The last experience was a culture thing. So on Thursday this guy got married, he's part of the Mormon Church and he married a girl from the Seventh-day Adventist church. Or in Tonga you say 7-day church. On Sunday, Bishop asked us to speak (supposedly there was going to be like 30+ 7 day church people) so I was like.. hmmm... I’m gonna pull some serious preaching. With prayerful consideration, I wrote my talk, and it was the entire first missionary lesson. I was going to deliver it from the pulpit to the non-believers. Well I was very nervous, my public preaching skills have never been the best but I felt supported from God so I went courageously up there and began to preach. Here's the bad/good part. First, my method of giving talks is interesting. What I’ve found to be most effective is I write my talk in English, and then when I get to the pulpit and just translate what I wrote and if I forget what I wrote I can check and keep going. Maybe I have a future in public translation, but I doubt it. I'm not super flowing but whatever, it gives me opportunities to pop in whatever the spirit wants me to say. The good/bad part is the 7-days people came, but they arrive like 2 minutes after I sat down. So my talk was wasted. But, oh well. The next part is the culture thing. They had a huge kaipola, which means like feast for the wedding. Tons and tons of food, the bishop told us after we are done with our talk we should head over there, but we had to stay for the other ward. The culture thing is, we can't just walk over there. Its super embarrassing and shameful if we just come over; we need an invite, as in a person to walk with us and bring us over.

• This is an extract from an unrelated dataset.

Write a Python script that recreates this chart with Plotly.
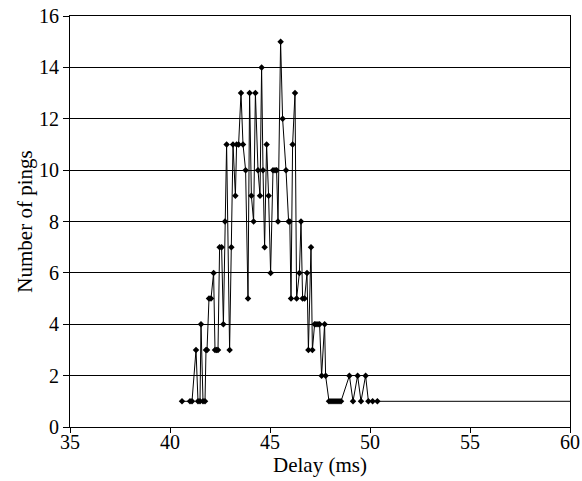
import plotly.graph_objects as go

# Delay (ms) of each non-empty bin, and number of pings in it
delay_ms = [
    40.60, 41.00, 41.10, 41.30, 41.40, 41.50, 41.55, 41.65, 41.75, 41.80,
    41.85, 41.95, 42.05, 42.18, 42.25, 42.33, 42.40, 42.48, 42.58, 42.67,
    42.75, 42.83, 42.98, 43.07, 43.15, 43.27, 43.33, 43.43, 43.55, 43.65,
    43.78, 43.90, 43.98, 44.07, 44.18, 44.27, 44.40, 44.50, 44.58, 44.65,
    44.73, 44.83, 44.93, 45.03, 45.15, 45.25, 45.33, 45.40, 45.53, 45.63,
    45.80, 45.93, 45.99, 46.05, 46.13, 46.25, 46.33, 46.47, 46.55, 46.63,
    46.73, 46.85, 46.92, 47.05, 47.12, 47.23, 47.30, 47.40, 47.48, 47.58,
    47.73, 47.78, 47.95, 48.05, 48.15, 48.25, 48.35, 48.45, 48.55, 48.97,
    49.15, 49.38, 49.55, 49.78, 49.92, 50.13, 50.37,
]
pings = [
    1, 1, 1, 3, 1, 1, 4, 1, 1, 3,
    3, 5, 5, 6, 3, 3, 3, 7, 7, 4,
    8, 11, 3, 7, 11, 9, 11, 11, 13, 11,
    10, 5, 13, 9, 8, 13, 10, 9, 14, 10,
    7, 11, 9, 6, 10, 10, 10, 8, 15, 12,
    10, 8, 8, 5, 11, 13, 5, 6, 8, 5,
    5, 6, 3, 7, 3, 4, 4, 4, 4, 2,
    4, 2, 1, 1, 1, 1, 1, 1, 1, 2,
    1, 2, 1, 2, 1, 1, 1,
]
# one far outlier beyond the visible range (line runs off the right edge)
outlier_delay = [70.0]
outlier_pings = [1]

x_ticks = [35, 40, 45, 50, 55, 60]
y_ticks = [0, 2, 4, 6, 8, 10, 12, 14, 16]

font = "Liberation Serif, Times New Roman, serif"

fig = go.Figure()
fig.add_trace(go.Scatter(
    x=delay_ms + outlier_delay,
    y=pings + outlier_pings,
    mode="lines",
    line=dict(color="black", width=1),
    hoverinfo="skip",
    showlegend=False,
))
fig.add_trace(go.Scatter(
    x=delay_ms,
    y=pings,
    mode="markers",
    marker=dict(color="black", size=5, symbol="diamond"),
    showlegend=False,
))

fig.update_layout(
    width=582, height=481,
    margin=dict(l=70, r=12, t=16, b=54),
    paper_bgcolor="white",
    plot_bgcolor="white",
    font=dict(family=font, size=20, color="black"),
    showlegend=False,
)
fig.update_xaxes(
    range=[35, 60],
    tickvals=x_ticks,
    ticktext=[str(v) for v in x_ticks],
    showgrid=False,
    zeroline=False,
    automargin=False,
    ticklabeloverflow="allow",
    showline=True, linecolor="black", linewidth=1, mirror=True,
    ticks="outside", ticklen=5, tickcolor="black",
    ticklabelstandoff=-8,
    tickfont=dict(size=20),
    title=dict(text="Delay (ms)", font=dict(size=21), standoff=2),
)
fig.update_yaxes(
    range=[0, 16],
    tickvals=y_ticks,
    ticktext=[str(v) for v in y_ticks],
    showgrid=True, gridcolor="black", gridwidth=1,
    zeroline=False,
    automargin=False,
    ticklabeloverflow="allow",
    showline=True, linecolor="black", linewidth=1, mirror=True,
    ticks="outside", ticklen=6, tickcolor="black",
    tickfont=dict(size=20),
    title=dict(text="Number of pings", font=dict(size=21), standoff=0),
)

fig.write_html(
    "out.html",
    config={"displayModeBar": False},
    post_script="document.body.style.margin='0';document.body.style.overflow='hidden';",
)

It was supposed to be bishop but he was unavailable and couldn’t walk with us, so we had this momentous feast and it was our lunch, but we couldn't go to it because we didn't have someone to walk us over. Luckily some other family was able to feed us, but I was a little disgruntled until the other family had this really good sausage and I was happy again after filling my stomach with chicken ufi and sausage and luu. So that's life. The rest of the day was fun and Monday (today) we cleaned the crap out of our house so now it's clean.